Dopo l’azzeramento il governo regionale pensa di fare tornare in vita le Province, almeno per quanto riguarda la scelta da parte dei cittadini dei loro amministratori .
Oggi verrà presentato l’elenco delle nuove nomine per il ruolo di commissario dei Liberi Consorzi.
Il primo atto di una manovra che vedrà il traguardo a giugno: il governo regionale ritiene che per allora potrà essere nelle condizioni di indire le nuove elezioni e ridar vita così alle vecchie Province.
I vecchi commissari sono scaduti a San Silvestro e quindi fino alle nuove nomine le ex Province sono prive di guida. L’assessore agli Enti Locali, la forzista Bernadette Grasso, ha già fissato un incontro con Musumeci per oggi e da lì uscirà il nuovo assetto.
Secondo le indiscrezioni circolate, oggi potrebbe arrivare una mini proroga di 15 giorni per i commissari uscenti, per evitare il black out amministrativo. Poi è inevitabile che l’asse Forza Italia-Musumeci spazzi via il vecchio assetto di ispirazione Crocetta-Pd: nessuno dei commissari uscenti dovrebbe essere confermato in incarichi duraturi.
Le nuove nomine dureranno fino a fine giugno. Finora la scelta è caduta su funzionari della Regione, per lo più in pensione, ma la platea dei prescelti potrebbe diventare più vasta e comprendere anche segretari generali degli enti locali, dirigenti statali e altre figure.

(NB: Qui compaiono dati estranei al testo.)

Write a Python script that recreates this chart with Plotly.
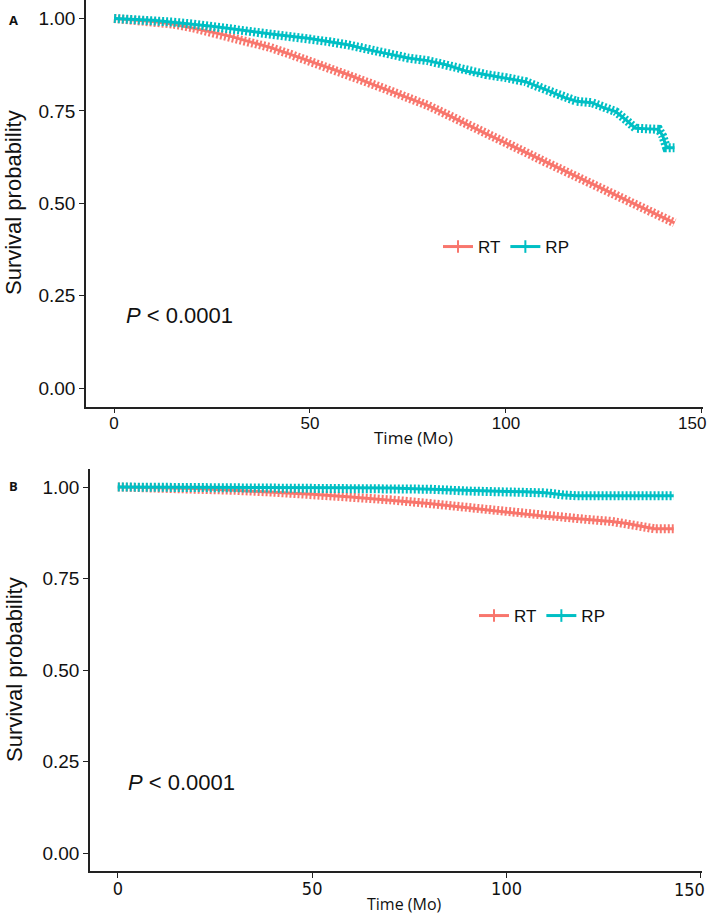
"""Kaplan-Meier style survival curves, RT vs RP, two stacked panels."""

import plotly.graph_objects as go

RT_COLOR = "#F8766D"
RP_COLOR = "#00BFC4"
AXIS_COLOR = "#222222"
TICK_FONT = "Liberation Sans, Arial, sans-serif"
TITLE_FONT = "Open Sans, Noto Sans, sans-serif"
NARROW_FONT = "Liberation Sans Narrow, DejaVu Sans Condensed, sans-serif"

# Panel A
A_RT_MONTHS = [0, 5, 10, 15, 20, 25, 30, 35, 40, 45, 50, 55, 60, 65, 70, 75,
               80, 85, 90, 95, 100, 105, 110, 115, 120, 125, 130, 135, 140, 143]
A_RT_SURV = [1.000, 0.997, 0.992, 0.985, 0.975, 0.963, 0.951, 0.937, 0.921,
             0.903, 0.885, 0.866, 0.847, 0.826, 0.806, 0.787, 0.765, 0.740,
             0.713, 0.688, 0.663, 0.638, 0.612, 0.588, 0.562, 0.537, 0.512,
             0.487, 0.462, 0.447]
A_RP_MONTHS = [0, 5, 10, 15, 20, 25, 30, 35, 40, 45, 50, 55, 60, 65, 70, 75,
               80, 85, 90, 95, 100, 105, 110, 115, 118, 122, 125, 128, 131,
               133, 139, 140, 141, 143]
A_RP_SURV = [1.000, 0.998, 0.995, 0.990, 0.985, 0.979, 0.972, 0.964, 0.958,
             0.952, 0.946, 0.937, 0.928, 0.915, 0.904, 0.893, 0.886, 0.874,
             0.857, 0.848, 0.840, 0.829, 0.808, 0.786, 0.776, 0.772, 0.758,
             0.748, 0.722, 0.703, 0.700, 0.682, 0.650, 0.650]

# Panel B
B_RT_MONTHS = [0, 10, 20, 30, 40, 50, 60, 70, 80, 90, 100, 110, 120, 127,
               131, 135, 138, 143]
B_RT_SURV = [1.000, 0.999, 0.996, 0.991, 0.986, 0.980, 0.973, 0.965, 0.955,
             0.943, 0.932, 0.920, 0.912, 0.906, 0.900, 0.892, 0.886, 0.886]
B_RP_MONTHS = [0, 20, 40, 60, 70, 80, 90, 100, 105, 110, 115, 118, 143]
B_RP_SURV = [1.000, 1.000, 0.999, 0.998, 0.997, 0.994, 0.989, 0.988, 0.987,
             0.984, 0.978, 0.976, 0.976]

GROUPS = ["RT", "RP"]
X_TICKS = [0, 50, 100, 150]
X_TICK_TEXT = ["0", "50", "100", "150"]
Y_TICKS = [0, 0.25, 0.5, 0.75, 1.0]
P_LABEL = "<i>P</i> < 0.0001"

W, H = 709, 914


def px_x(px):
    return px / W


def px_y(py):
    return 1 - py / H


def add_curve(fig, months, surv, color, xref, yref):
    """Curve line plus a thick dashed overlay mimicking dense censor ticks."""
    fig.add_trace(go.Scatter(
        x=months, y=surv, mode="lines", xaxis=xref, yaxis=yref,
        line={"color": color, "width": 3}, showlegend=False, hoverinfo="skip",
    ))
    fig.add_trace(go.Scatter(
        x=months, y=surv, mode="lines", xaxis=xref, yaxis=yref,
        line={"color": color, "width": 9, "dash": "2px,2px"},
        showlegend=False, hoverinfo="skip",
    ))


def add_legend_entries(fig, legend, xref, yref):
    for name, color in zip(GROUPS, [RT_COLOR, RP_COLOR]):
        fig.add_trace(go.Scatter(
            x=[None], y=[None], mode="lines+markers", name=name,
            xaxis=xref, yaxis=yref, legend=legend,
            line={"color": color, "width": 3},
            marker={"symbol": "line-ns-open", "size": 9,
                    "line": {"color": color, "width": 2}},
        ))


fig = go.Figure()
add_curve(fig, A_RT_MONTHS, A_RT_SURV, RT_COLOR, "x", "y")
add_curve(fig, A_RP_MONTHS, A_RP_SURV, RP_COLOR, "x", "y")
add_curve(fig, B_RT_MONTHS, B_RT_SURV, RT_COLOR, "x2", "y2")
add_curve(fig, B_RP_MONTHS, B_RP_SURV, RP_COLOR, "x2", "y2")
add_legend_entries(fig, "legend", "x", "y")
add_legend_entries(fig, "legend2", "x2", "y2")

axis_common = dict(
    showline=True, linecolor=AXIS_COLOR, linewidth=1.5,
    ticks="outside", ticklen=5, tickwidth=1.2, tickcolor=AXIS_COLOR,
    showgrid=False, zeroline=False, automargin=False,
)
# the last x label sits at the page edge, so it is drawn as a nudged annotation
x_common = dict(axis_common, range=[-7.15, 150.15], tickvals=X_TICKS,
                ticktext=X_TICK_TEXT[:-1] + [""], ticklabelstandoff=-5)
y_common = dict(axis_common, range=[-0.05, 1.05], tickvals=Y_TICKS,
                tickformat=".2f", tickfont={"family": TICK_FONT, "size": 19,
                                            "color": "#111"})
legend_common = dict(
    orientation="h", xanchor="left", yanchor="middle",
    bgcolor="rgba(0,0,0,0)", itemwidth=30,
    font={"family": TICK_FONT, "size": 17, "color": "#111"},
)

fig.update_layout(
    width=W, height=H,
    margin={"l": 0, "r": 0, "t": 0, "b": 0},
    paper_bgcolor="white", plot_bgcolor="white",
    xaxis=dict(x_common, domain=[px_x(86), px_x(702.5)], anchor="y",
               tickfont={"family": TICK_FONT, "size": 17, "color": "#111"}),
    yaxis=dict(y_common, domain=[px_y(406.5), px_y(0)], anchor="x"),
    xaxis2=dict(x_common, domain=[px_x(90), px_x(701.5)], anchor="y2",
                tickfont={"family": NARROW_FONT, "size": 18, "color": "#111"}),
    yaxis2=dict(y_common, domain=[px_y(871.3), px_y(468.7)], anchor="x2"),
    legend=dict(legend_common, x=px_x(438), y=px_y(247)),
    legend2=dict(legend_common, x=px_x(474), y=px_y(616)),
)

annotations = [
    # panel tags
    dict(text="<b>A</b>", x=px_x(13), y=px_y(20), font={"size": 13}),
    dict(text="<b>B</b>", x=px_x(13), y=px_y(486), font={"size": 13}),
    # y titles
    dict(text="Survival probability", x=px_x(14), y=px_y(203), textangle=-90,
         font={"family": TICK_FONT, "size": 22}),
    dict(text="Survival probability", x=px_x(14), y=px_y(670), textangle=-90,
         font={"family": TICK_FONT, "size": 22}),
    # x titles
    dict(text="Time (Mo)", x=px_x(413), y=px_y(437),
         font={"family": TITLE_FONT, "size": 17}),
    dict(text="Time (Mo)", x=px_x(404), y=px_y(904),
         font={"family": TITLE_FONT, "size": 16}),
    # p-values
    dict(text=P_LABEL, x=px_x(124), y=px_y(315), xanchor="left",
         font={"family": TICK_FONT, "size": 22}),
    dict(text=P_LABEL, x=px_x(126), y=px_y(782), xanchor="left",
         font={"family": TICK_FONT, "size": 22}),
]
for ann in annotations:
    ann.setdefault("xanchor", "center")
    ann.setdefault("yanchor", "middle")
    ann["font"].setdefault("color", "#111")
    fig.add_annotation(xref="paper", yref="paper", showarrow=False, **ann)

# last x tick label of each panel, pulled inside the page edge
for xref, y_px, family, size in [("x", 423, TICK_FONT, 17),
                                 ("x2", 889, NARROW_FONT, 18)]:
    fig.add_annotation(
        text=X_TICK_TEXT[-1], xref=xref, x=X_TICKS[-1], yref="paper",
        y=px_y(y_px), xanchor="right", yanchor="middle", xshift=6,
        showarrow=False, font={"family": family, "size": size, "color": "#111"},
    )

# the page would otherwise add the browser's default 8px body margin
fig.write_html(
    "out.html",
    config={"displayModeBar": False},
    post_script="document.body.style.margin = '0';",
)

Il punto è che il groviglio di norme che dal 2014 a oggi ha modificato ben 8 volte la regolamentazione delle Province porterà in ogni caso a un caos amministrativo. In primis va ricordato che i nuovi commissari si insedieranno solo nei sei Liberi Consorzi (Agrigento, Enna, Caltanissetta, Siracusa, Ragusa e Trapani) mentre nelle tre città metropolitane saranno in vigore altri due assetti diversi.
Dunque probabilmente fra oggi e i prossimi giorni le ex Province saranno così regolate: nuovi commissari a Enna, Agrigento, Trapani, Siracusa, Ragusa e Caltanissetta, vecchio commissario a Messina e sindaci metropolitani privi di reali poteri a Palermo e Catania.
Il governo non fa mistero intorno al suo piano: «Noi vogliamo tornare all’elezione diretta e per questo abbiamo deciso di resistere all’impugnativa dello Stato davanti alla Consulta – ha illustrato ieri la Grasso – ma nell’attesa le Province non possono restare nel limbo e Roma deve consentirci di rimettere in piedi il sistema non solo dal punto di vista organizzativo ma anche da quello economico».